Abstract

Speech recognition technology makes human contact with the computer more accessible. There are two phases in the speaker recognition process: capturing or extracting voice features and identifying the speaker's voice pattern based on the voice characteristics of each speaker. Speakers consist of men and women. Their voices are recorded and stored in a computer database. Mel Frequency Cepstrum Coefficients (MFCC) are used at the voice extraction stage with a characteristic coefficient of 13. MFCC is based on variations in the response of the human ear's critical range to frequencies (linear and logarithmic).

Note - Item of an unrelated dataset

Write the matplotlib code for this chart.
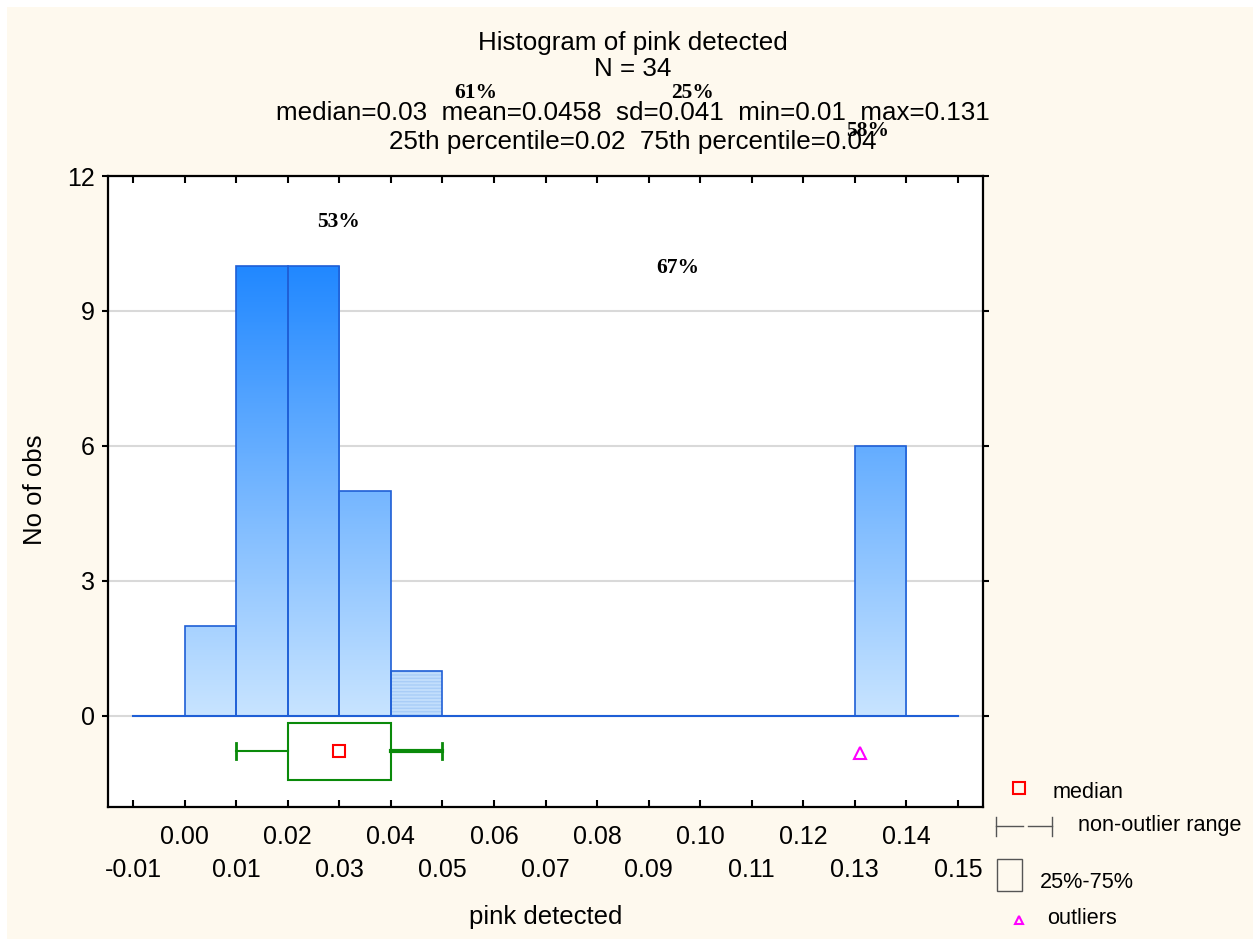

The sound frame is converted to Mel frequency and processed with several triangular filters to get the cepstrum coefficient. Meanwhile, at the speech pattern recognition stage, the speaker uses an artificial neural network (ANN) Madaline model (many Adaline/ which is the plural form of Adaline) to compare the test sound characteristics. The training voice's features have been inputted as training data. The Madaline Neural Network training is BFGS Quasi-Newton Backpropagation with a goal parameter of 0,0001. The results obtained from the study prove that the Madaline model of artificial neural networks is not recommended for identification research. The results showed that the database's speech recognition rate reached 61% for ten tests. The test outside the database was rejected by only 14%, and 84% refused testing outside the database with different words from the training data. The results of this model can be used as a reference for creating an Android-based real-time system.